Every year, for six months, a mysterious Twitter account tweets the Walt Whitman book Leaves of Grass in its entirety one line at a time. At The Atlantic, Rebecca J. Rosen profiles the account, which (to the owner’s bemusement) is popular among Lana Del Rey fans.
“To say that late Victorian poetry is bleak would be akin to remarking that Wilkie Collins had a decent knack for plotting a novel. These poems are freighted with Gothic overtones, and it is not uncommon for some supernatural phenomenon to intrude upon what had started out as a seemingly harmless quatrain. We often encounter Death himself—or the Devil—who is something of a literary celebrity for the decadent poets. But what marks the best of these poems is that the outré is in service to something that we can think of as more desperate, and, wouldn’t you know, human.” Over at The Boston Review, an online-only essay looking at the peculiarities of Victorian decadent poetry.
“Psycho glories in narrative fractures and perverse behavior; it subverts the expectations of an audience already habituated to Hitchcockian suspense by pushing even further, masterfully administering a dose of sheer shock. Hitchcock, on the other hand, struggles to arouse even suspense.” How to watch a film about the master of film.

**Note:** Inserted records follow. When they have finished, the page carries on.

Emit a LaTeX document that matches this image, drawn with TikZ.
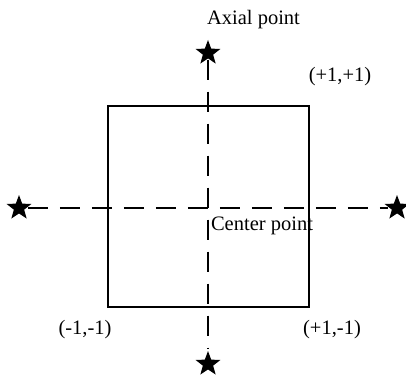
\documentclass[tikz,border=0pt]{standalone}
\usepackage{fontspec}
\setmainfont{Liberation Serif}
\usetikzlibrary{shapes.geometric}

\begin{document}
\begin{tikzpicture}[x=1pt,y=-1pt,line width=2pt,
	axisstar/.style={star,star points=5,star point ratio=2.4,fill=black,draw=none,minimum size=26,inner sep=0},
	axisline/.style={dash pattern=on 20pt off 12pt},
	lbl/.style={font=\fontsize{20.5}{24}\selectfont,inner sep=0}]
	\useasboundingbox (0,0) rectangle (406,377);
	\node at (208.5,206.5) [draw,minimum size=201,inner sep=0] (sq) {};
	\node at (208,53) [axisstar] (st) {};
	\node at (208,364) [axisstar] (sb) {};
	\node at (19,208) [axisstar] (sl) {};
	\node at (397,208) [axisstar] (sr) {};
	\draw [axisline] (st) -- (sb);
	\draw [axisline] (sl) -- (sr);
	\node at (253.5,20) [lbl] (axial) {Axial point};
	\node at (340,77) [lbl] (pp) {(+1,+1)};
	\node at (262,226) [lbl] (center) {Center point};
	\node at (85,330) [lbl] (mm) {(-1,-1)};
	\node at (332,330) [lbl] (pm) {(+1,-1)};
\end{tikzpicture}
\end{document}
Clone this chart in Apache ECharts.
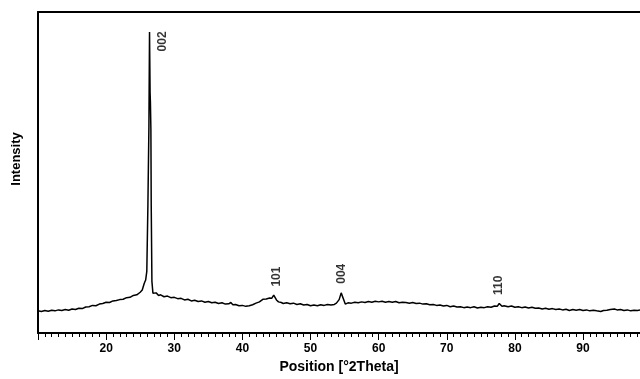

Eleanor Catton has been getting a lot of press for being the youngest author ever to win the Man Booker prize, but she claims that the new fame is a mixed blessing that often brings up sexism. “In my experience, and that of a lot of other women writers, all of the questions coming at them from interviewers tend to be about how lucky they are to be where they are – about luck and identity and how the idea struck them,” she told The Guardian.